Indo Rama Synthetics Limited (IRSL), known as India's largest polyester manufacturer, which has a plant at Butibori industrial estate, the first investment in that area and employs a workforce of 3,000 at the Butibori plant has been in the red for last three years, posted losses in the quarter ending September too.
The company has reported a net loss of Rs43.90 crore as against Rs16.02 crore in the same period the previous year. The revenue was down toRs 632.21 as compared to Rs730.86 crore in the corresponding period due to falling prices of crude apart from sluggish demand for its products and dumping by China.
Currently, the company's plants, including that in Butibori, are being operated at 60% capacity. Efforts will be taken to jack up utilization to 80% of the installed capacity in the next quarter, said chairman OP Lohia. The company could successfully manage to operate without job cuts so far. But no new jobs could be created due to the slump.
Chairman OP Lohia said that the company is finally confident of turning around in the next quarter. Though the industry needs some support from the government, the company hopes to register profits on its own.
When it was pointed out that falling crude prices should benefit a polyester-maker, since it is raw material for the industry, Lohia said that volatile rates have led to inventory losses. The rates have gone much lower than the level at which Indo Rama had sourced its supplies, affecting its pricing calculations.
However, with crude rates stabilizing, at $40 a barrel, it is expected that the inventory losses will be reigned in. The company has stepped up its production, which can be seen in the terms of volumes going up. Though turnover in money terms is down, the physical production has been at 80,693 tonnes as against 73,492 tonnes in the same period last year. The capacity for draw texturized yarn (DTY), a high value added product, has also been expanded during the quarter, said Lohia.

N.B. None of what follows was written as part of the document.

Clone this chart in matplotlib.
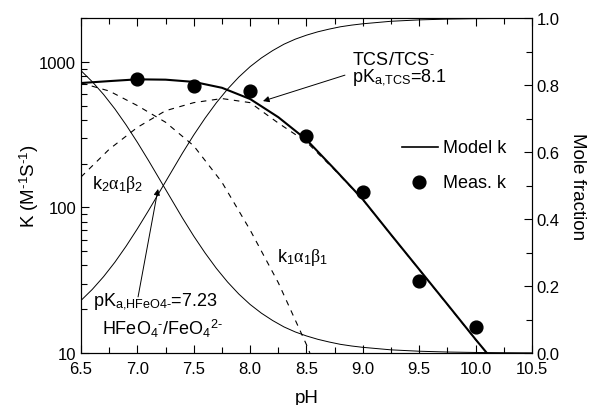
import matplotlib
matplotlib.use("Agg")
import matplotlib.pyplot as plt
from matplotlib.ticker import FixedLocator, MultipleLocator, NullFormatter, FixedFormatter
from matplotlib.lines import Line2D

plt.rcParams['font.family'] = ['Liberation Sans', 'DejaVu Sans']
plt.rcParams['mathtext.fontset'] = 'custom'
plt.rcParams['mathtext.rm'] = 'Liberation Sans'
plt.rcParams['mathtext.it'] = 'Liberation Serif'
plt.rcParams['mathtext.bf'] = 'Liberation Sans:bold'

# ---------------- data ----------------
ph_model = [6.5, 6.75, 7.0, 7.25, 7.5, 7.75, 8.0, 8.25, 8.5, 8.75, 9.0, 9.25, 9.5, 9.75, 10.0, 10.1]
k_model = [716, 738, 759, 755, 729, 664, 556, 417, 292, 183, 113.5, 65, 37.5, 21.6, 12.4, 10]

ph_meas = [7.0, 7.5, 8.0, 8.5, 9.0, 9.5, 10.0]
k_meas = [764, 679, 628, 312, 127, 31.4, 15.1]

ph_k1 = [6.5, 6.75, 7.0, 7.25, 7.5, 7.75, 8.0, 8.25, 8.5, 8.53]
k1_term = [716, 631, 501, 385, 265, 149, 70, 30.4, 11.4, 10]

ph_k2 = [6.5, 6.75, 7.0, 7.25, 7.5, 7.75, 8.0, 8.25, 8.5, 8.75, 9.0, 9.25, 9.5, 9.75, 10.0, 10.1]
k2_term = [162, 251, 355, 462, 525, 560, 525, 380, 282, 181, 113, 64.8, 37.4, 21.5, 12.35, 10]

ph_frac = [6.5, 6.6, 6.7, 6.8, 6.9, 7.0, 7.1, 7.2, 7.3, 7.4, 7.5, 7.6, 7.7, 7.8, 7.9,
           8.0, 8.1, 8.2, 8.3, 8.4, 8.5, 8.6, 8.7, 8.8, 8.9, 9.0, 9.25, 9.5, 9.75,
           10.0, 10.25, 10.5]
frac_hfeo4 = [0.843, 0.810, 0.772, 0.729, 0.681, 0.629, 0.574, 0.517, 0.460, 0.403,
              0.349, 0.299, 0.253, 0.212, 0.176, 0.145, 0.119, 0.097, 0.078, 0.063,
              0.051, 0.041, 0.033, 0.026, 0.021, 0.017, 0.0095, 0.0054, 0.003,
              0.0017, 0.001, 0.0005]
frac_feo4 = [0.157, 0.190, 0.228, 0.271, 0.319, 0.371, 0.426, 0.483, 0.540, 0.597,
             0.651, 0.701, 0.747, 0.788, 0.824, 0.855, 0.881, 0.903, 0.922, 0.937,
             0.949, 0.959, 0.967, 0.974, 0.979, 0.983, 0.9905, 0.9946, 0.997,
             0.9983, 0.999, 0.9995]

x_ticks = [6.5, 7.0, 7.5, 8.0, 8.5, 9.0, 9.5, 10.0, 10.5]
x_ticklabels = ['6.5', '7.0', '7.5', '8.0', '8.5', '9.0', '9.5', '10.0', '10.5']
y_ticks = [10, 100, 1000]
y_ticklabels = ['10', '100', '1000']
y2_ticks = [0.0, 0.2, 0.4, 0.6, 0.8, 1.0]
y2_ticklabels = ['0.0', '0.2', '0.4', '0.6', '0.8', '1.0']

HY = '\u2010'  # short hyphen used as superscript minus in the reference

# ---------------- figure ----------------
fig = plt.figure(figsize=(5.97, 4.06), dpi=100)
ax = fig.add_axes([0.1357, 0.128, 0.7554, 0.825])
ax2 = ax.twinx()

TL = 12
ax.plot(ph_model, k_model, color='black', lw=1.5, zorder=4)
ax.plot(ph_k1, k1_term, color='black', lw=0.8, ls=(0, (5, 5)), zorder=3)
ax.plot(ph_k2, k2_term, color='black', lw=0.8, ls=(0, (5, 5)), zorder=3)
ax.plot(ph_meas, k_meas, 'o', color='black', ms=9.2, zorder=5)

ax2.plot(ph_frac, frac_hfeo4, color='black', lw=0.7)
ax2.plot(ph_frac, frac_feo4, color='black', lw=0.7)

ax.set_yscale('log')
ax.set_xlim(6.5, 10.5)
ax.set_ylim(10, 2000)
ax2.set_ylim(0, 1.0)

ax.xaxis.set_major_locator(FixedLocator(x_ticks))
ax.xaxis.set_major_formatter(FixedFormatter(x_ticklabels))
ax.xaxis.set_minor_locator(MultipleLocator(0.25))
ax.yaxis.set_major_locator(FixedLocator(y_ticks))
ax.yaxis.set_major_formatter(FixedFormatter(y_ticklabels))
minor_y = [m * d for d in (10, 100, 1000) for m in range(2, 10)]
ax.yaxis.set_minor_locator(FixedLocator(minor_y))
ax.yaxis.set_minor_formatter(NullFormatter())
ax2.yaxis.set_major_locator(FixedLocator(y2_ticks))
ax2.yaxis.set_major_formatter(FixedFormatter(y2_ticklabels))
ax2.yaxis.set_minor_locator(MultipleLocator(0.1))

ax.tick_params(axis='both', which='both', direction='in', top=True, labelsize=TL, width=0.8)
ax.tick_params(axis='both', which='major', length=6)
ax.tick_params(axis='both', which='minor', length=4)
ax.tick_params(axis='y', which='both', right=False)
ax.tick_params(axis='x', pad=6)
ax2.tick_params(axis='y', which='both', direction='in', labelsize=TL, width=0.8)
ax2.tick_params(axis='y', which='major', length=6)
ax2.tick_params(axis='y', which='minor', length=4)

for a in (ax, ax2):
    for s in a.spines.values():
        s.set_linewidth(0.8)

ax.set_xlabel('pH', fontsize=13.5, labelpad=9)
ax.set_ylabel('K (M$^{' + HY + '1}$S$^{' + HY + '1}$)', fontsize=13.5, labelpad=-1)
ax2.set_ylabel('Mole fraction', fontsize=13.5, rotation=270, labelpad=19)

# ---------------- annotations ----------------
FS = 13
ax.text(0.601, 0.863, 'TCS/TCS$^{' + HY + '}$', transform=ax.transAxes, fontsize=FS, va='baseline')
ax.text(0.601, 0.812, 'pK$_{\\mathrm{a{,}TCS}}$=8.1', transform=ax.transAxes, fontsize=FS, va='baseline')
ax.annotate('', xy=(8.114, 538), xytext=(8.841, 811),
            arrowprops=dict(arrowstyle='-|>', lw=0.7, color='black', mutation_scale=9,
                            shrinkA=0, shrinkB=0))

ax.text(0.024, 0.493, 'k$_2\\alpha_1\\beta_2$', transform=ax.transAxes, fontsize=FS, va='baseline')
ax.text(0.435, 0.275, 'k$_1\\alpha_1\\beta_1$', transform=ax.transAxes, fontsize=FS, va='baseline')

ax.text(0.027, 0.143, 'pK$_{\\mathrm{a{,}HFeO4' + HY + '}}$=7.23', transform=ax.transAxes,
        fontsize=FS, va='baseline')
ax.text(0.047, 0.057, 'HFeO$_4$$^{' + HY + '}$/FeO$_4$$^{2' + HY + '}$', transform=ax.transAxes,
        fontsize=FS, va='baseline')
ax.annotate('', xy=(7.183, 134), xytext=(7.006, 24.3),
            arrowprops=dict(arrowstyle='-|>', lw=0.7, color='black', mutation_scale=9,
                            shrinkA=0, shrinkB=0))

# legend drawn manually
ax.add_line(Line2D([0.712, 0.792], [0.615, 0.615], transform=ax.transAxes, color='black', lw=1.2))
ax.text(0.803, 0.615, 'Model k', transform=ax.transAxes, fontsize=FS, va='center')
ax.plot([0.749], [0.510], 'o', color='black', ms=9.2, transform=ax.transAxes, clip_on=False)
ax.text(0.803, 0.510, 'Meas. k', transform=ax.transAxes, fontsize=FS, va='center')

fig.savefig('out.png', dpi=100)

The increased domestic availability of PTA, a raw material, will also help change the tide. However, dumping can be a major concern for smaller units, though on the brighter side there have been reports of Chinese units also facing losses due to low international demand.
As there is no export incentive, which can otherwise make Indian industries competitive. The government needs to support the industry by reducing the excise duty to zero for polyester fibre in lines with natural fibre. The government should also impose an import duty to counter Chinese dumping.